Given problem
Using the data below, output the first line and every line after it up to and including the line containing "const upperShiftLeft = 19.07;", exactly as written and with nothing added.

-- START OF Dataset content --

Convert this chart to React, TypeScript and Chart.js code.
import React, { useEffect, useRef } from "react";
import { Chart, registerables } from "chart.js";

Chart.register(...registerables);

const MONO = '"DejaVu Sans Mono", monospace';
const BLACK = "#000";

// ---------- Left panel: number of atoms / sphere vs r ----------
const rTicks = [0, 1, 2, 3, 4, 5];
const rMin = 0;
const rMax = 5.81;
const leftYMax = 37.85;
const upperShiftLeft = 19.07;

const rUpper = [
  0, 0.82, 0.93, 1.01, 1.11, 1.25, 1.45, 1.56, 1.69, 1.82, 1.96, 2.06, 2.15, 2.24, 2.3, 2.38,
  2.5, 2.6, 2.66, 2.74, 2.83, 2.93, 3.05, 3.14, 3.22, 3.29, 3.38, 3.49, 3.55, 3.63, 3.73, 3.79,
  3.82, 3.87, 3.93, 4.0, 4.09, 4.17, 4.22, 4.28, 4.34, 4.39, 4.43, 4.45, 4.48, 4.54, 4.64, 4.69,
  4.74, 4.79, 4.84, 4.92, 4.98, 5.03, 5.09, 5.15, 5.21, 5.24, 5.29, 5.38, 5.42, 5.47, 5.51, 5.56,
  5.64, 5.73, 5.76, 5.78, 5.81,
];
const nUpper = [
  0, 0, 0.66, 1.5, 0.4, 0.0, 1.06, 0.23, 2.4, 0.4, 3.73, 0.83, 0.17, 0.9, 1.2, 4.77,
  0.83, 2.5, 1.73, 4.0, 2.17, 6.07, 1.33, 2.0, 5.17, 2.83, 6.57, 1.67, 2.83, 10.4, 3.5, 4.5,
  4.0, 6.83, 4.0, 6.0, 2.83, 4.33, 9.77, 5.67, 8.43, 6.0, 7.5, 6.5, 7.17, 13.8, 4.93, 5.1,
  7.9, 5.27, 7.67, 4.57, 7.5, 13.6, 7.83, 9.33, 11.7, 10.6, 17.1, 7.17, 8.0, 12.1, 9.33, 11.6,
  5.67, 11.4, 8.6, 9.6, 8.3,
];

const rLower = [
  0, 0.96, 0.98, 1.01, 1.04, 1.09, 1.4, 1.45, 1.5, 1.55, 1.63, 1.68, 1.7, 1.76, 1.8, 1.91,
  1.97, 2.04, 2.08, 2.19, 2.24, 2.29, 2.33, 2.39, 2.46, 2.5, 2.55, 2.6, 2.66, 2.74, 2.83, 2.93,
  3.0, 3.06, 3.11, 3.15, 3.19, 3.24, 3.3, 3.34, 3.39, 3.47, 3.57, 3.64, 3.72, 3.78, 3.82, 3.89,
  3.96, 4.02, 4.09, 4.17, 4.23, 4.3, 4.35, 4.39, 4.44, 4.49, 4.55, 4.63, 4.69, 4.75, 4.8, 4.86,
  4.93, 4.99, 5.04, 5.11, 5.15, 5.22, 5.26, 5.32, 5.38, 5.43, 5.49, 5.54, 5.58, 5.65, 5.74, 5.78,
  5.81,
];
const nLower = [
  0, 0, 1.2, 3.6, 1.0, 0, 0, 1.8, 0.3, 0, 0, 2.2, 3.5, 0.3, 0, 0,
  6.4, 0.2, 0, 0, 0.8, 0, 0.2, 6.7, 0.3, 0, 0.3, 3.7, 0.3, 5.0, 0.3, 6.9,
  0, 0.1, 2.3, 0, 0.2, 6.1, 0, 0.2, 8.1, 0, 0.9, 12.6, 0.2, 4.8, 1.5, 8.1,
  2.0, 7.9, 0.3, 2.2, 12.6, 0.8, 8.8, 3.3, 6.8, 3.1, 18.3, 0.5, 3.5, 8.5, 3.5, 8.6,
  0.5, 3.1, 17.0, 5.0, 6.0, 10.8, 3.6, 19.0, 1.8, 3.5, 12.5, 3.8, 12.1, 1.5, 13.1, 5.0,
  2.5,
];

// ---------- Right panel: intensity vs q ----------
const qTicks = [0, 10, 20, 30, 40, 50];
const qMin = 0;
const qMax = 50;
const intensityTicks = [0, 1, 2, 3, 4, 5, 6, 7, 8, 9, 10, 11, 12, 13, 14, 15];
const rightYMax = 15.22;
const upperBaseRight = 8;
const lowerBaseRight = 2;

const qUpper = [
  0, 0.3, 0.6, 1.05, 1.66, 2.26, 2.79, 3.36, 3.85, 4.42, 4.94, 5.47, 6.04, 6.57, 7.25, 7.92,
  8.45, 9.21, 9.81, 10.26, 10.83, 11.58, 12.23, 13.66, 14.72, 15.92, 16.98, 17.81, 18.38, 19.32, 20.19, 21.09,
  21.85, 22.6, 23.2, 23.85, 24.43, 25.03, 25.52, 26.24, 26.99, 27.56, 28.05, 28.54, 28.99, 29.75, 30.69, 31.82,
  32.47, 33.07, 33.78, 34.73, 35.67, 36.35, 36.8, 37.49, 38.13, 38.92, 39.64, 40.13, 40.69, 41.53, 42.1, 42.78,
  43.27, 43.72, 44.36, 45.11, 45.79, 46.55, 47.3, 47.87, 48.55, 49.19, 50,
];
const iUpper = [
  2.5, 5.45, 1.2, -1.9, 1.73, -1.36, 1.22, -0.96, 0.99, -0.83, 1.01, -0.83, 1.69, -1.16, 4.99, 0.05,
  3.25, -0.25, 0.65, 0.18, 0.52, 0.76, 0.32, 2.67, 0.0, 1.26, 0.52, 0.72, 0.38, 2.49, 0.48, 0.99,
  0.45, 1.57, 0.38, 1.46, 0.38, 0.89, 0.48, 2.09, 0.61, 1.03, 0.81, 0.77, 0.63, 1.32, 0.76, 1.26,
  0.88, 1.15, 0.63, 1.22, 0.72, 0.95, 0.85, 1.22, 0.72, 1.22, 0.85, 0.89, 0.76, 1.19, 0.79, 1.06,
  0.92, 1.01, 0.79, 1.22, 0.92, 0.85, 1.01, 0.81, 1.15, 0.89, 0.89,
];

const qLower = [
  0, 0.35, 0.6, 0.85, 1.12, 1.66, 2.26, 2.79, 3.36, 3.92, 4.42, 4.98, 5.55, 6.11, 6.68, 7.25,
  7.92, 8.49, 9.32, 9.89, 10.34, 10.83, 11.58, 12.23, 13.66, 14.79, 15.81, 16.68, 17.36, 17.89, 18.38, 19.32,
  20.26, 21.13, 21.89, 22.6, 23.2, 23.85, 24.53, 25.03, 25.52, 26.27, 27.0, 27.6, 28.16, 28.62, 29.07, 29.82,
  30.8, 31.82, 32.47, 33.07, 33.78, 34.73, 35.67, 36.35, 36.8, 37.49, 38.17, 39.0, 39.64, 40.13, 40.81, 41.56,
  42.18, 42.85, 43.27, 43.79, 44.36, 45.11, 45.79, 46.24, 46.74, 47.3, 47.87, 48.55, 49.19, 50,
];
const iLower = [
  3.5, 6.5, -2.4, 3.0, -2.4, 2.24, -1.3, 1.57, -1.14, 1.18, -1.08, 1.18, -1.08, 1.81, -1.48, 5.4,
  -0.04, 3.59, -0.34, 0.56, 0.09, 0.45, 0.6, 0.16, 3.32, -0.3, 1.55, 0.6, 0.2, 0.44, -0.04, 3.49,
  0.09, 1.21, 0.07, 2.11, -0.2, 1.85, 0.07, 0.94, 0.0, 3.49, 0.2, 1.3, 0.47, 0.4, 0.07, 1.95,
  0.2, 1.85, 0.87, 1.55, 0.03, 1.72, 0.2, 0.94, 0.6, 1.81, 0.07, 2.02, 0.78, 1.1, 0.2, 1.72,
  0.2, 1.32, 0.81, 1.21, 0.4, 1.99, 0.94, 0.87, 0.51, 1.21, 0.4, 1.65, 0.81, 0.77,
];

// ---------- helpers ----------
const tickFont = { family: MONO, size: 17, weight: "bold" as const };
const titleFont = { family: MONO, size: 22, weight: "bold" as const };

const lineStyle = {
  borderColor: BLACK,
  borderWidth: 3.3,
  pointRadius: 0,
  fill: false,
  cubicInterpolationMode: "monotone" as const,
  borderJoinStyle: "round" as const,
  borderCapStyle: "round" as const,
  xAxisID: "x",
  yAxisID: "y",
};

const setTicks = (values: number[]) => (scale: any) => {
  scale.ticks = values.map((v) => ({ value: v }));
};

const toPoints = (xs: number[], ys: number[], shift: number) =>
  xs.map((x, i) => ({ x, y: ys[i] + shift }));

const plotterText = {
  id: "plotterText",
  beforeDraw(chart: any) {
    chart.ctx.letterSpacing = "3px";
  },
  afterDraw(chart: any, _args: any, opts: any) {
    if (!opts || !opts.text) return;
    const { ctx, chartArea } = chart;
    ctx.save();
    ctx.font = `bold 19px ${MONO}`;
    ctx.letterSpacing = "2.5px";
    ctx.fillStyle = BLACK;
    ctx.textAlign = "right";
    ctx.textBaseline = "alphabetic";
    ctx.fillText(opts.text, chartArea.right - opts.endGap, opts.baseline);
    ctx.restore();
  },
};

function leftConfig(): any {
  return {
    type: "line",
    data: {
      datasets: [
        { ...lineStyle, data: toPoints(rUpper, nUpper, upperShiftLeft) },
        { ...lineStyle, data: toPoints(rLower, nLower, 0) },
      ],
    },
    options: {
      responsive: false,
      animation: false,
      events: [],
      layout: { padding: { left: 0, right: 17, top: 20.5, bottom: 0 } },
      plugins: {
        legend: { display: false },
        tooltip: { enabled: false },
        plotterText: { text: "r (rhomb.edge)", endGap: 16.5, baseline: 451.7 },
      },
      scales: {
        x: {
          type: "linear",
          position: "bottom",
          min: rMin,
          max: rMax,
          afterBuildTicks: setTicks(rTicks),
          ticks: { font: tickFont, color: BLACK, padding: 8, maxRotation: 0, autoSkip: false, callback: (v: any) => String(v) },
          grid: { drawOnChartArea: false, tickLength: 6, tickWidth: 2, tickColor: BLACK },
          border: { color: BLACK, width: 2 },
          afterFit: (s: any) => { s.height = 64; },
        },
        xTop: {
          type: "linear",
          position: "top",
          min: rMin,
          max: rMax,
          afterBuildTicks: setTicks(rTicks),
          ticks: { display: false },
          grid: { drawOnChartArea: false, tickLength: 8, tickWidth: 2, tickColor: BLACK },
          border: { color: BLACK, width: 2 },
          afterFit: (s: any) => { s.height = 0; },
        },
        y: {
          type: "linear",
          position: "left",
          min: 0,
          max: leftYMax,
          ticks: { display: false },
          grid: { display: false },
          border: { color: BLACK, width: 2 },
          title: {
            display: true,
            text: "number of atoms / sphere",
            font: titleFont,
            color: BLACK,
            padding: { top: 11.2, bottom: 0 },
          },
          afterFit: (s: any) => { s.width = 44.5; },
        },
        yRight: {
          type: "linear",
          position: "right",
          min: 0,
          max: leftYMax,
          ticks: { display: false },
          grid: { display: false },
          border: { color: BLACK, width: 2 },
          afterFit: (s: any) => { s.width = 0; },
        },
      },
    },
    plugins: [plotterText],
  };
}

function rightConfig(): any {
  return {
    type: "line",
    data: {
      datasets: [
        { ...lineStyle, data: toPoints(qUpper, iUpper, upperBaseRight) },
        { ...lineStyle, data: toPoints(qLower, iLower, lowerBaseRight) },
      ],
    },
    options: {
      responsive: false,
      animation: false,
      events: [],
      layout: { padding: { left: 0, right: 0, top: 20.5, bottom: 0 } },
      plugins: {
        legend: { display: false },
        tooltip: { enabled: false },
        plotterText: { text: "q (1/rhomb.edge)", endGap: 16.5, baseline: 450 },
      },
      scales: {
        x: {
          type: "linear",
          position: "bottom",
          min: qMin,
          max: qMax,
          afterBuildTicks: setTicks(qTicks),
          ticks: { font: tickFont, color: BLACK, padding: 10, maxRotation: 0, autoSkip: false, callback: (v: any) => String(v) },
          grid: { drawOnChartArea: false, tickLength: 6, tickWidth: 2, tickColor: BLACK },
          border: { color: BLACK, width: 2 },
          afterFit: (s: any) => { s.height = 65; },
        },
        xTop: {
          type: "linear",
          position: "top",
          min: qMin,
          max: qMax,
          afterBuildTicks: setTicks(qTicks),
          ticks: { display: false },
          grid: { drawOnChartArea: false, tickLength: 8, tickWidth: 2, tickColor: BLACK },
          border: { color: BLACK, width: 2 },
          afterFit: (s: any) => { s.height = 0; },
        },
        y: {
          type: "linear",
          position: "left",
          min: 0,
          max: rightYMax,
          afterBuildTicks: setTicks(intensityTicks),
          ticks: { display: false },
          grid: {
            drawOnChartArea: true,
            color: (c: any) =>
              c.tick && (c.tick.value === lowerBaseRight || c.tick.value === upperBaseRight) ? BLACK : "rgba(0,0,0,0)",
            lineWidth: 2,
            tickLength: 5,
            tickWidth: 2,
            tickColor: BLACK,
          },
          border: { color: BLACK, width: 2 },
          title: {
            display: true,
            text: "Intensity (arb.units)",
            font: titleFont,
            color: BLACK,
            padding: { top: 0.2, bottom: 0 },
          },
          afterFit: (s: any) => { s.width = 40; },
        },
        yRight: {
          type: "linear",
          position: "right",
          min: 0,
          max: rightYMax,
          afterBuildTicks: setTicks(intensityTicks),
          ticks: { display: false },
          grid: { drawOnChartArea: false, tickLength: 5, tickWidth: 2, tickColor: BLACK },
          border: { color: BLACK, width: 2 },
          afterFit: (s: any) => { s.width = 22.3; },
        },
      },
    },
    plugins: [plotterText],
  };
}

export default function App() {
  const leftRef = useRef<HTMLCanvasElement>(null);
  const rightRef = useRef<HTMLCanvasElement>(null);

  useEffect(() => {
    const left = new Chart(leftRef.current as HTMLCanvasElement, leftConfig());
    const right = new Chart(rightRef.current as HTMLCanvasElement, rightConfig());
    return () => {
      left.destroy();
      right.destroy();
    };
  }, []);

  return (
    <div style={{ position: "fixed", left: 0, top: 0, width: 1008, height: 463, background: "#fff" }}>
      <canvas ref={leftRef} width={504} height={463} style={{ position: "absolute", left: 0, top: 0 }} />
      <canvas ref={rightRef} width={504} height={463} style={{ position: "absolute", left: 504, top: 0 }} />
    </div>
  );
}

-- END OF Dataset content --

Completed exercise
Convert this chart to React, TypeScript and Chart.js code.
import React, { useEffect, useRef } from "react";
import { Chart, registerables } from "chart.js";

Chart.register(...registerables);

const MONO = '"DejaVu Sans Mono", monospace';
const BLACK = "#000";

// ---------- Left panel: number of atoms / sphere vs r ----------
const rTicks = [0, 1, 2, 3, 4, 5];
const rMin = 0;
const rMax = 5.81;
const leftYMax = 37.85;
const upperShiftLeft = 19.07;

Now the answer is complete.